Tulio Manuel Cestero Leiva (10 July 1877, in San Cristobal, Dominican Republic – 27 October 1955) was a Dominican poet, novelist, essayist, playwright, politician and diplomat.

==Biography==
Cestero was born in San Cristobal, Dominican Republic, the son of Mariano Antonio Cestero Aybar and Mercedes Leiva and Puello. He did his first studies at the Colegio San Luis Gonzaga in Santo Domingo, a city where his parents took him to reside during his childhood. During his adolescence he was invlonced in national politics. He was a secretary of the president Horacio Vázquez and associate of President Carlos Morales Languasco, both of whom he accompanied on several of their armed campaigns. During the time period between 1928 and 1938, he represented the country at political conventions, signing international treaties on human rights conferences held in the United States, South America and the Caribbean. He was Minister of Finance of the Dominican Republic in 1933. He also wrote for Dominican newspapers El Teléfono, Listín Diario, La Campaña and El Hogar and for the magazine Letras y Ciencias.

==Literary career==

Remembered as one of Dominican Republic’s great modernists, his first venture into literature was as an essayist, with work Notas y escorzos (1898), which chronicles the life and work of the most notable members of the modernist literary movement.
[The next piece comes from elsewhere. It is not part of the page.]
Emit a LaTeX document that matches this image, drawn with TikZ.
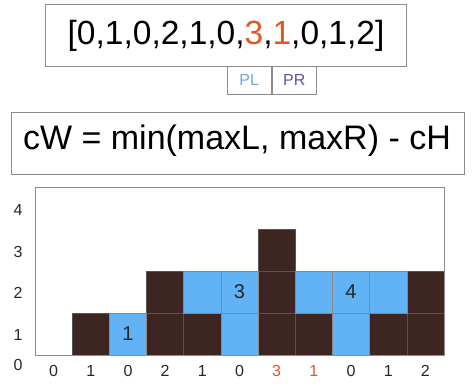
\documentclass[tikz,border=0pt]{standalone}
\usepackage{fontspec}
\setmainfont{Liberation Sans}
\definecolor{brick}{HTML}{3D2621}
\definecolor{water}{HTML}{62B2F6}
\definecolor{hl}{HTML}{E2561F}
\definecolor{plc}{HTML}{6FA8DC}
\definecolor{prc}{HTML}{674EA7}
\definecolor{frame}{HTML}{8C8C8C}
\definecolor{gridc}{HTML}{555555}
\tikzset{
  boxed/.style={draw=frame, line width=0.9pt, inner sep=0pt},
  brickcell/.style={fill=brick, draw=gridc, line width=0.6pt},
  watercell/.style={fill=water, draw=gridc!70, line width=0.6pt},
  axlab/.style={font=\fontsize{16}{18}\selectfont, text=black!85},
  cellnum/.style={font=\fontsize{20}{22}\selectfont, text=black!85}
}
\begin{document}
\begin{tikzpicture}[x=1pt,y=-1pt]
\useasboundingbox (0,0) rectangle (474,389);
% top array box
\draw[boxed] (45.7,4.3) rectangle (406.7,66.3);
\node[font=\fontsize{33.5}{40}\selectfont] (arr) at (226,35.5) {[0,1,0,2,1,0,\textcolor{hl}{3},\textcolor{hl}{1},0,1,2]};
% PL PR
\node[boxed, minimum width=44pt, minimum height=27.3pt, font=\fontsize{16}{18}\selectfont, text=plc, anchor=north west] (pl) at (226.7,66.3) {PL};
\node[boxed, minimum width=44.3pt, minimum height=27.3pt, font=\fontsize{16}{18}\selectfont, text=prc, anchor=north west] (pr) at (pl.north east) {PR};
% formula
\draw[boxed] (11.7,112.7) rectangle (464.3,174.3);
\node[font=\fontsize{34}{40}\selectfont] (formula) at (237,141) {cW = min(maxL, maxR) - cH};
% chart
\begin{scope}[shift={(35,355)}, x=37.1818pt, y=42pt]
  \foreach \i/\h in {1/1,3/2,4/1,6/3,7/1,9/1,10/2}{
    \foreach \j in {1,...,\h}{
      \draw[brickcell] (\i,\j-1) rectangle (\i+1,\j);
    }
  }
  \foreach \i/\a/\b in {2/0/1,4/1/2,5/0/2,7/1/2,8/0/2,9/1/2}{
    \foreach \j in {\a,...,\b}{
      \ifnum\j<\b
      \draw[watercell] (\i,\j) rectangle (\i+1,\j+1);
      \fi
    }
  }
  \draw[draw=frame, line width=0.9pt] (0,0) rectangle (11,4);
  \node[cellnum] (n1) at (2.5,0.5) {1};
  \node[cellnum] (n3) at (5.5,1.5) {3};
  \node[cellnum] (n4) at (8.5,1.5) {4};
  \foreach \v [count=\k from 0] in {0,1,0,2,1,0,{\textcolor{hl}{3}},{\textcolor{hl}{1}},0,1,2}{
    \node[axlab] (x\k) at (\k+0.5,-0.37) {\v};
  }
\end{scope}
\foreach \v/\y in {4/210,3/251.7,2/293.3,1/335,0/365}{
  \node[axlab] (y\v) at (18,\y) {\v};
}
\end{tikzpicture}
\end{document}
He also published the poems: Del amor (1901), El jardín de los sueños (1904) y Sangre de primavera (1908) and the play Cythera (1907). However, it is in creative prose where he manages to express his true qualities as a writer, especially in his book Ciudad romántica (1911) and the novel La Sangre (1913). Much of his work is characterized by the severity with which he depicted political and social problems in the Dominican Republic, where he openly denounced many of the crimes committed during the dictatorship of Ulises Heureaux. He died in Santiago, Chile on October 27, 1955.